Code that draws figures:
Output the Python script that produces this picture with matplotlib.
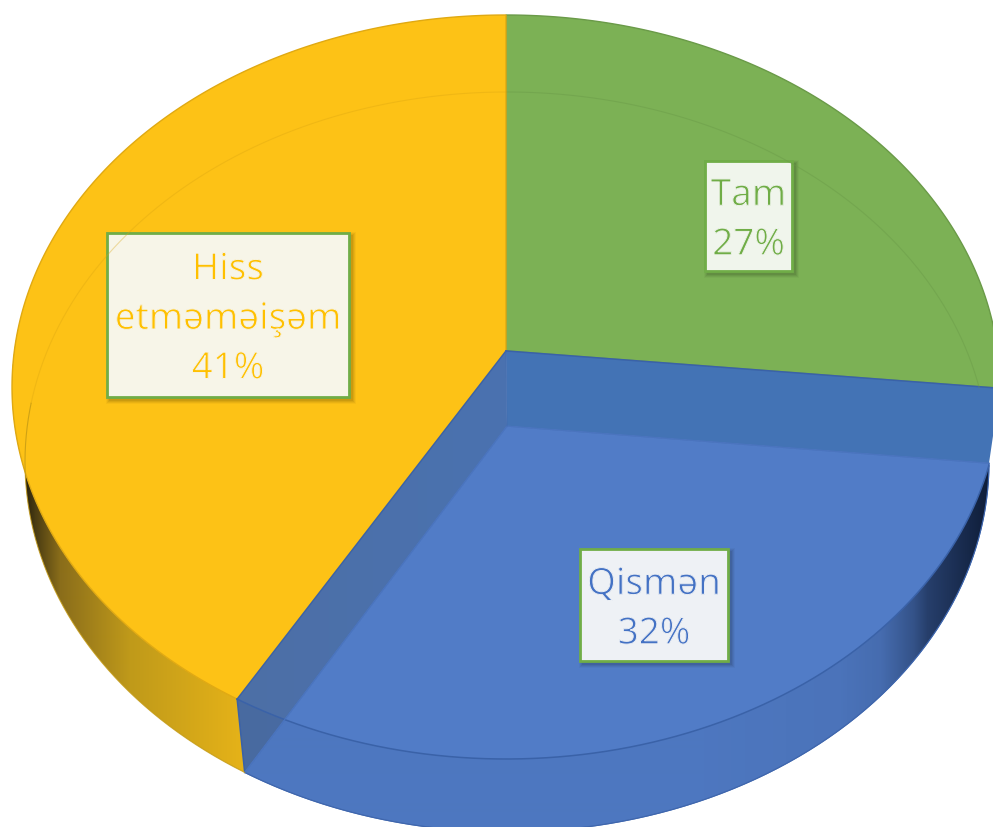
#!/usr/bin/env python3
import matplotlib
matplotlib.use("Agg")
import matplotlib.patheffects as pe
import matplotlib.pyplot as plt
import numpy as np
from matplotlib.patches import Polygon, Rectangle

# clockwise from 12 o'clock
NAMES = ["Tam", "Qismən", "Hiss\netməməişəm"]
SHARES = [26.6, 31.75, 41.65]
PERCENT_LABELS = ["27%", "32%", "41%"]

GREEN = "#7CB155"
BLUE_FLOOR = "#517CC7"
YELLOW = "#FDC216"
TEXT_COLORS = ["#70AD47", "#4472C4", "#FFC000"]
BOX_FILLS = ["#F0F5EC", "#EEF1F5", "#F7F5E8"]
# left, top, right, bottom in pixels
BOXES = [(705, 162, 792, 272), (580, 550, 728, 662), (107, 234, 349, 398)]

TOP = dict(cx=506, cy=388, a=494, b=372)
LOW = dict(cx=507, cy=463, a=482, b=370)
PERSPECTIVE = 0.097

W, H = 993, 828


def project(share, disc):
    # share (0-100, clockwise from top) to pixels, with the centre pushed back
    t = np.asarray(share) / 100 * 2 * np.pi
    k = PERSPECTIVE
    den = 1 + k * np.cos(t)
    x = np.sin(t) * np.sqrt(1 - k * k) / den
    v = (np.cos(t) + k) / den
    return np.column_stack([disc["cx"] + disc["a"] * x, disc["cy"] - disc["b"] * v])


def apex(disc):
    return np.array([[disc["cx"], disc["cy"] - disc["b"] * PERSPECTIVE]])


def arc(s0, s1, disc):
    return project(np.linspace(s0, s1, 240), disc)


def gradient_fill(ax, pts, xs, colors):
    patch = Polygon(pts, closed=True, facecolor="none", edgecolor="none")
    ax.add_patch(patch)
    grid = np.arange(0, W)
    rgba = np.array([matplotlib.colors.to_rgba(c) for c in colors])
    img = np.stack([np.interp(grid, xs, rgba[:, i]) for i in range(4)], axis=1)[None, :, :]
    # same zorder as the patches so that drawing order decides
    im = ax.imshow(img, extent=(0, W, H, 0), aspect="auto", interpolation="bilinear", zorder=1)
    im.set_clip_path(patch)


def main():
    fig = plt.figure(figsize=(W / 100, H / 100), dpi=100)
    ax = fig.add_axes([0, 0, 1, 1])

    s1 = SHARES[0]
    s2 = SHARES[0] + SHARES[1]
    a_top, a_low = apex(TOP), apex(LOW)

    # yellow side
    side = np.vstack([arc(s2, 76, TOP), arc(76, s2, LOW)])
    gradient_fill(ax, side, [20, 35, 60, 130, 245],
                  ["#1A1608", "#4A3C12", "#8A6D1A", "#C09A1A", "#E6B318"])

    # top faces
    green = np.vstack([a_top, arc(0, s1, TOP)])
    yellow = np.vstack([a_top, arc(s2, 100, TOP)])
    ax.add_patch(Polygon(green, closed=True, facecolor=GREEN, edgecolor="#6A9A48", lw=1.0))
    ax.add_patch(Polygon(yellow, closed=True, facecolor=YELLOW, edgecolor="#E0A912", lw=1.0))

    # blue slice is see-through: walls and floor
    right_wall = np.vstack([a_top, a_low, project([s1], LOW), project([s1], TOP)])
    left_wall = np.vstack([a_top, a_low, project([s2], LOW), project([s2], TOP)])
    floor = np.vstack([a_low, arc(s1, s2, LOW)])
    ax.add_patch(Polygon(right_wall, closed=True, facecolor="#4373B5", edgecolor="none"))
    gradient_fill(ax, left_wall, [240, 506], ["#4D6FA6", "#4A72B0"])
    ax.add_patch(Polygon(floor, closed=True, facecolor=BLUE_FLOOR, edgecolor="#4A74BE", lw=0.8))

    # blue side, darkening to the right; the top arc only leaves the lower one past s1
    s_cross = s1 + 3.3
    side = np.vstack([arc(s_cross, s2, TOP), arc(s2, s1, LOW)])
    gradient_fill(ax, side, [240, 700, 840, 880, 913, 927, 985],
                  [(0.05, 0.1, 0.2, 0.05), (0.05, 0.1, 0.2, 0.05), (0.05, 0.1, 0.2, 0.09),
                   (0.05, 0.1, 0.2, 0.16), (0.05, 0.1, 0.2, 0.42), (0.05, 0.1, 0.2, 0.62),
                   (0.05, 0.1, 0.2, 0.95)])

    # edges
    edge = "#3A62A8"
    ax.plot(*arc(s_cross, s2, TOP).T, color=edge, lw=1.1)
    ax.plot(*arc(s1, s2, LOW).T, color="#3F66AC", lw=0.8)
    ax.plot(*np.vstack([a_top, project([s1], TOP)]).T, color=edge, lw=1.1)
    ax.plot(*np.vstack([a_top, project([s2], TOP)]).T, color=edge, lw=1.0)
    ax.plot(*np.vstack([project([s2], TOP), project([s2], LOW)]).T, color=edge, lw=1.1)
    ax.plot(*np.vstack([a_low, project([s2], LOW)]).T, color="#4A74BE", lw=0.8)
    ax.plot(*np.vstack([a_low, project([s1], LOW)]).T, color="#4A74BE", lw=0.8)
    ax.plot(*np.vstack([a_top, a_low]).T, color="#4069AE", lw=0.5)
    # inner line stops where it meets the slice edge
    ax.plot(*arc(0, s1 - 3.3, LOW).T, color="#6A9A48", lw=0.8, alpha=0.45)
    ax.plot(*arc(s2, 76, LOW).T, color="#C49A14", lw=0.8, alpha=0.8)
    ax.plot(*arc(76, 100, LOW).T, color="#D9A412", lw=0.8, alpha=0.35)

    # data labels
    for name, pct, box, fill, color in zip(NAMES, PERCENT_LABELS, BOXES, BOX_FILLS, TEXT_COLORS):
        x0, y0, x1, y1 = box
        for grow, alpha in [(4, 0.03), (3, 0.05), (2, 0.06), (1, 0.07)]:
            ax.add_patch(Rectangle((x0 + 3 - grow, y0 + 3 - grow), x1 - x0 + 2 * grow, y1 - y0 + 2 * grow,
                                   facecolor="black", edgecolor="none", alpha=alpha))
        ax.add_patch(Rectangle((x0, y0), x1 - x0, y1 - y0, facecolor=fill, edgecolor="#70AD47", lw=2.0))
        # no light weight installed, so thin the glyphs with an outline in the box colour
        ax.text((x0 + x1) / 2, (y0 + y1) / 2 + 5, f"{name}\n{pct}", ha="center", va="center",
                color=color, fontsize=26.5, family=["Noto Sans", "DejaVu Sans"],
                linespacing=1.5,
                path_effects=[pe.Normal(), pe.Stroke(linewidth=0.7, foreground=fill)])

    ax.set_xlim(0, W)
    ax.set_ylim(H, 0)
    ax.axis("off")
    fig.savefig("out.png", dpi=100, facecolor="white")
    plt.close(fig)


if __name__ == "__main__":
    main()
==
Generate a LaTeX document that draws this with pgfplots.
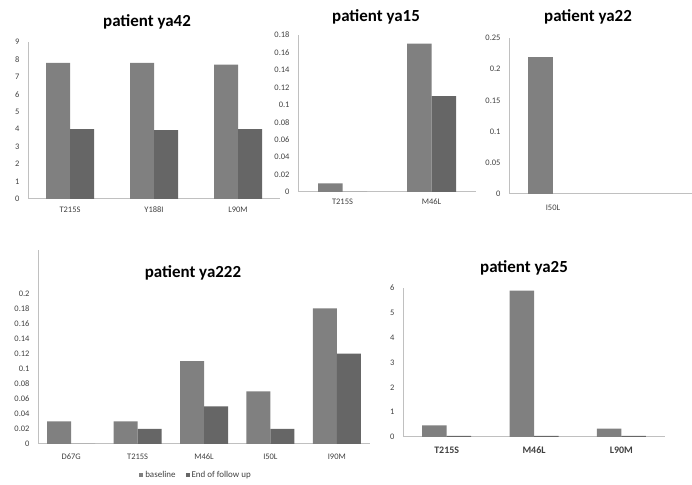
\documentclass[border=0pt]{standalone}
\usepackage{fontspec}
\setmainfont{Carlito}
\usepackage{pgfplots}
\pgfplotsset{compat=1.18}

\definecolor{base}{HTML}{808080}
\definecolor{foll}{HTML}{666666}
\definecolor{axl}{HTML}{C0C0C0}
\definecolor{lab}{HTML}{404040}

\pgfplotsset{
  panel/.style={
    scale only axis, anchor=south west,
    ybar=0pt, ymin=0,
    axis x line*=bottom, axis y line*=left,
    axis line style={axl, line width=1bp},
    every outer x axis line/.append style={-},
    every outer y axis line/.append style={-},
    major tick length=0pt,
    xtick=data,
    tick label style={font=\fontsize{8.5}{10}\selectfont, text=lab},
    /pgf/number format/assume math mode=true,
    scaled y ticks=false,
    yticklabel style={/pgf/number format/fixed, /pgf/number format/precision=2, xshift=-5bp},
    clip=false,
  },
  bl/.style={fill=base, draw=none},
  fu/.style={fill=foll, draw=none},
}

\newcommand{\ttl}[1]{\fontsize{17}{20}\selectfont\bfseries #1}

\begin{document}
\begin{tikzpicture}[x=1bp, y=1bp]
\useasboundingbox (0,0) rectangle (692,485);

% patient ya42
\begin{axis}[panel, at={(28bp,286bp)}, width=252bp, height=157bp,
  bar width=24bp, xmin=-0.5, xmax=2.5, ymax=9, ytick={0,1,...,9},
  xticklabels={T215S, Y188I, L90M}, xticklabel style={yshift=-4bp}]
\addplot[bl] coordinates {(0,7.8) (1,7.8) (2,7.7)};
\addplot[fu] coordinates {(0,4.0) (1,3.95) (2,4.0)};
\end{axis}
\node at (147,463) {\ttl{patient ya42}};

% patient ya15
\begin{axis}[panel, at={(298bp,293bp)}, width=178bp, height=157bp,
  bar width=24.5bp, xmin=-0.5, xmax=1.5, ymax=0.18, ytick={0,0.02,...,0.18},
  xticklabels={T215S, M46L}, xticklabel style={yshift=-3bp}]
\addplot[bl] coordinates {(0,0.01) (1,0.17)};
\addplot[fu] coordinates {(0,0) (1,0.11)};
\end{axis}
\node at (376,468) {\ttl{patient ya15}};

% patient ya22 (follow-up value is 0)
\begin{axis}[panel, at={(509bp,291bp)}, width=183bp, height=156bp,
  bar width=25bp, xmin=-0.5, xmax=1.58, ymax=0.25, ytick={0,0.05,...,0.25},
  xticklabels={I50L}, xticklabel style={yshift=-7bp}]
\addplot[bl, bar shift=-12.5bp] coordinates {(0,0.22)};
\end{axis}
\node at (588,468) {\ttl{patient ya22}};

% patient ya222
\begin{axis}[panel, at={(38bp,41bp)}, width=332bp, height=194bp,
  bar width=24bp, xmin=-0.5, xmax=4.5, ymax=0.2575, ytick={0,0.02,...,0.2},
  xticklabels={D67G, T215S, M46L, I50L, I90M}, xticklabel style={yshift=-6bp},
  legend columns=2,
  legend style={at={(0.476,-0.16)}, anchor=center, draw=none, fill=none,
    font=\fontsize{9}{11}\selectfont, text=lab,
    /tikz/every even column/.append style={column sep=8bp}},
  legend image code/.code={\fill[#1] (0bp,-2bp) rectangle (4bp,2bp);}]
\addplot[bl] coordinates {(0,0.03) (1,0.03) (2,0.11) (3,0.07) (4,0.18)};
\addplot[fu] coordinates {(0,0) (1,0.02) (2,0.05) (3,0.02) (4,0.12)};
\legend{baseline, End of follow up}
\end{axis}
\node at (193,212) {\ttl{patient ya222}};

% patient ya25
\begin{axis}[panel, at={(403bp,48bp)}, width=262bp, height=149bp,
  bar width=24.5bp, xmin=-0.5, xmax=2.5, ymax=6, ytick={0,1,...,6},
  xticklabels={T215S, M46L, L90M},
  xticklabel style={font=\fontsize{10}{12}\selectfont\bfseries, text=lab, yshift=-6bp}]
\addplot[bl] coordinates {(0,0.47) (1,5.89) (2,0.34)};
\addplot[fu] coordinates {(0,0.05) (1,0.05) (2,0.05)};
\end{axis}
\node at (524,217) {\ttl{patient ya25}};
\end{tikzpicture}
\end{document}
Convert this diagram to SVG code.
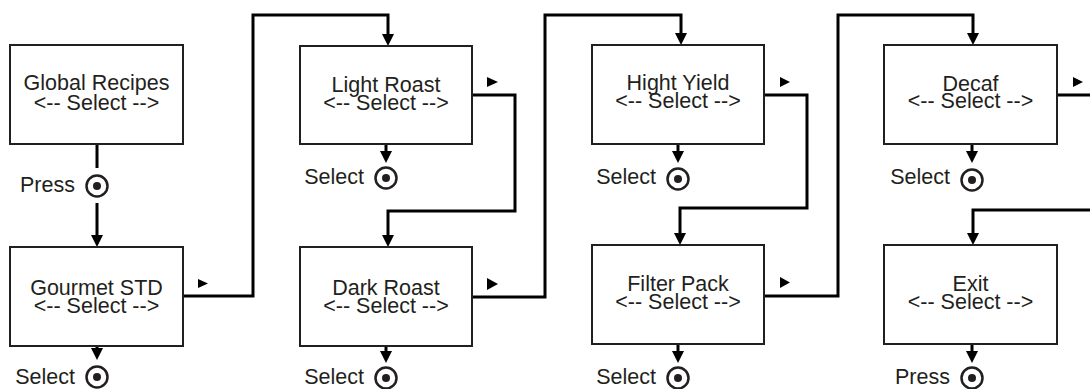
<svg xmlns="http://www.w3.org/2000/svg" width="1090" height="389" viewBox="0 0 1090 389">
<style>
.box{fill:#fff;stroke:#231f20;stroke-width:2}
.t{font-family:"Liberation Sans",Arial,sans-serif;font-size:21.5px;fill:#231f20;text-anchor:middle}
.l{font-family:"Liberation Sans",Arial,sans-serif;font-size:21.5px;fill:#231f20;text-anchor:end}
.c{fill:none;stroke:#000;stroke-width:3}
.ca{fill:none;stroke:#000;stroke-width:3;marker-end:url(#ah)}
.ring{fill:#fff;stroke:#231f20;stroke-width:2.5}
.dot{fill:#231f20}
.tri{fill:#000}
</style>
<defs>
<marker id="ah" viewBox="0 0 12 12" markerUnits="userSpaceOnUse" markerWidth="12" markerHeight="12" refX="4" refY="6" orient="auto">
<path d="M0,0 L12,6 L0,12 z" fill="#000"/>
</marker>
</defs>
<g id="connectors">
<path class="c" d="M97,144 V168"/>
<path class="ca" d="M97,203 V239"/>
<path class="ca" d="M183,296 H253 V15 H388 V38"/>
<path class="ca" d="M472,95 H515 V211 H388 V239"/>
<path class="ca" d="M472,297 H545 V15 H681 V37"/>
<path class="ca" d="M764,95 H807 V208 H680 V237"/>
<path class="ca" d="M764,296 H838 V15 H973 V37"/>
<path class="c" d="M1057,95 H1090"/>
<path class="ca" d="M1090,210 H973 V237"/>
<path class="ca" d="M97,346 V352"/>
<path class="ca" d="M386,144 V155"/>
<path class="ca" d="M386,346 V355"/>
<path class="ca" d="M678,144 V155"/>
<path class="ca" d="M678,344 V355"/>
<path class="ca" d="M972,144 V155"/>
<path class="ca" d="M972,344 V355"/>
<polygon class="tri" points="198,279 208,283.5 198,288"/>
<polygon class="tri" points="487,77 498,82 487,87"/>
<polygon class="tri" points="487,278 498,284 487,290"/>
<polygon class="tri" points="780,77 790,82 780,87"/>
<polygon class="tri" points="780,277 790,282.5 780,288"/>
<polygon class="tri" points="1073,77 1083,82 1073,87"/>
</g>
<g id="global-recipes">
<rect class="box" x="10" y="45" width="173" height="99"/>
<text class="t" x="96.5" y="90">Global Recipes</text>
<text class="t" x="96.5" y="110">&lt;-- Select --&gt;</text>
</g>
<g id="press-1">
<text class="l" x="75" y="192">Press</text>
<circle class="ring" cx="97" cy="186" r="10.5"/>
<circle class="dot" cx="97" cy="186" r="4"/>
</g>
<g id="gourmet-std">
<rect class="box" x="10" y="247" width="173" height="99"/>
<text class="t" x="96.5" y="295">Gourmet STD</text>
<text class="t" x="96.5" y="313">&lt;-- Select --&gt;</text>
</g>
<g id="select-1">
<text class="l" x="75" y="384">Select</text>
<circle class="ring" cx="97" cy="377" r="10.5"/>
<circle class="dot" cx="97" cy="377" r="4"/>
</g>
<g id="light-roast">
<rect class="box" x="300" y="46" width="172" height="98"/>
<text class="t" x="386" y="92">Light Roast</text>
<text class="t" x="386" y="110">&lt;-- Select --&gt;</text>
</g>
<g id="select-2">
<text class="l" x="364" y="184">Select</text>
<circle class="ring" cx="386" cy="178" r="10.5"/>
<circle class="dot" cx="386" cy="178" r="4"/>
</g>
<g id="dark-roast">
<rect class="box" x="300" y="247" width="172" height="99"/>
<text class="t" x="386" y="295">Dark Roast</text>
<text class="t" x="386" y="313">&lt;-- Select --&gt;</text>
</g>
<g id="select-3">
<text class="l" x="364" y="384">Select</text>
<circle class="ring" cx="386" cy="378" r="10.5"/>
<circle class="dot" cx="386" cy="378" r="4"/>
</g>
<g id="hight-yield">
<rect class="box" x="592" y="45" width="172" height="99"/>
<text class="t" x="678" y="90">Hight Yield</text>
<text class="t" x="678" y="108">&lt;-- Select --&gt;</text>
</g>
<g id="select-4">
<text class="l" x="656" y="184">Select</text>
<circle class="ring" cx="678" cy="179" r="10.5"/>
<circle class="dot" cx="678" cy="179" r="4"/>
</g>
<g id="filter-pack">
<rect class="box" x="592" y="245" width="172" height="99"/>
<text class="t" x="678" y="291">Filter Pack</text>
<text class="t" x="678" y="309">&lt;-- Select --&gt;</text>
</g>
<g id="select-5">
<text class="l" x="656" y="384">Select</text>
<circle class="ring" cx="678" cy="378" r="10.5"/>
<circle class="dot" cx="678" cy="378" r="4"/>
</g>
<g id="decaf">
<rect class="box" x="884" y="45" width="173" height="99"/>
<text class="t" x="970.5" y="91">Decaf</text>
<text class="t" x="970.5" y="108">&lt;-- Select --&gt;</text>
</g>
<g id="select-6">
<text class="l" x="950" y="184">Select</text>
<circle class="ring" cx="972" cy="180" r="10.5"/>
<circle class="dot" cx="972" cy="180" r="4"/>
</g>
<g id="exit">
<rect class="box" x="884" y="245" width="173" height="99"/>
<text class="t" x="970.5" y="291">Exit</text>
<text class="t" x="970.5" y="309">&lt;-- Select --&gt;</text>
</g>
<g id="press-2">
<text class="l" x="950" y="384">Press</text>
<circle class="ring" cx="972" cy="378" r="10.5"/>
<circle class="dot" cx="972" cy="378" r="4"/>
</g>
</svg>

--- Given task ---
The lines you need run from the one containing "Output the Python" down to the one containing "return project(np.linspace(s0, s1, 240), disc)"; print them exactly, both ends included, and leave out pictures.

--- Final result ---
Output the Python script that produces this picture with matplotlib.
#!/usr/bin/env python3
import matplotlib
matplotlib.use("Agg")
import matplotlib.patheffects as pe
import matplotlib.pyplot as plt
import numpy as np
from matplotlib.patches import Polygon, Rectangle

# clockwise from 12 o'clock
NAMES = ["Tam", "Qismən", "Hiss\netməməişəm"]
SHARES = [26.6, 31.75, 41.65]
PERCENT_LABELS = ["27%", "32%", "41%"]

GREEN = "#7CB155"
BLUE_FLOOR = "#517CC7"
YELLOW = "#FDC216"
TEXT_COLORS = ["#70AD47", "#4472C4", "#FFC000"]
BOX_FILLS = ["#F0F5EC", "#EEF1F5", "#F7F5E8"]
# left, top, right, bottom in pixels
BOXES = [(705, 162, 792, 272), (580, 550, 728, 662), (107, 234, 349, 398)]

TOP = dict(cx=506, cy=388, a=494, b=372)
LOW = dict(cx=507, cy=463, a=482, b=370)
PERSPECTIVE = 0.097

W, H = 993, 828


def project(share, disc):
    # share (0-100, clockwise from top) to pixels, with the centre pushed back
    t = np.asarray(share) / 100 * 2 * np.pi
    k = PERSPECTIVE
    den = 1 + k * np.cos(t)
    x = np.sin(t) * np.sqrt(1 - k * k) / den
    v = (np.cos(t) + k) / den
    return np.column_stack([disc["cx"] + disc["a"] * x, disc["cy"] - disc["b"] * v])


def apex(disc):
    return np.array([[disc["cx"], disc["cy"] - disc["b"] * PERSPECTIVE]])


def arc(s0, s1, disc):
    return project(np.linspace(s0, s1, 240), disc)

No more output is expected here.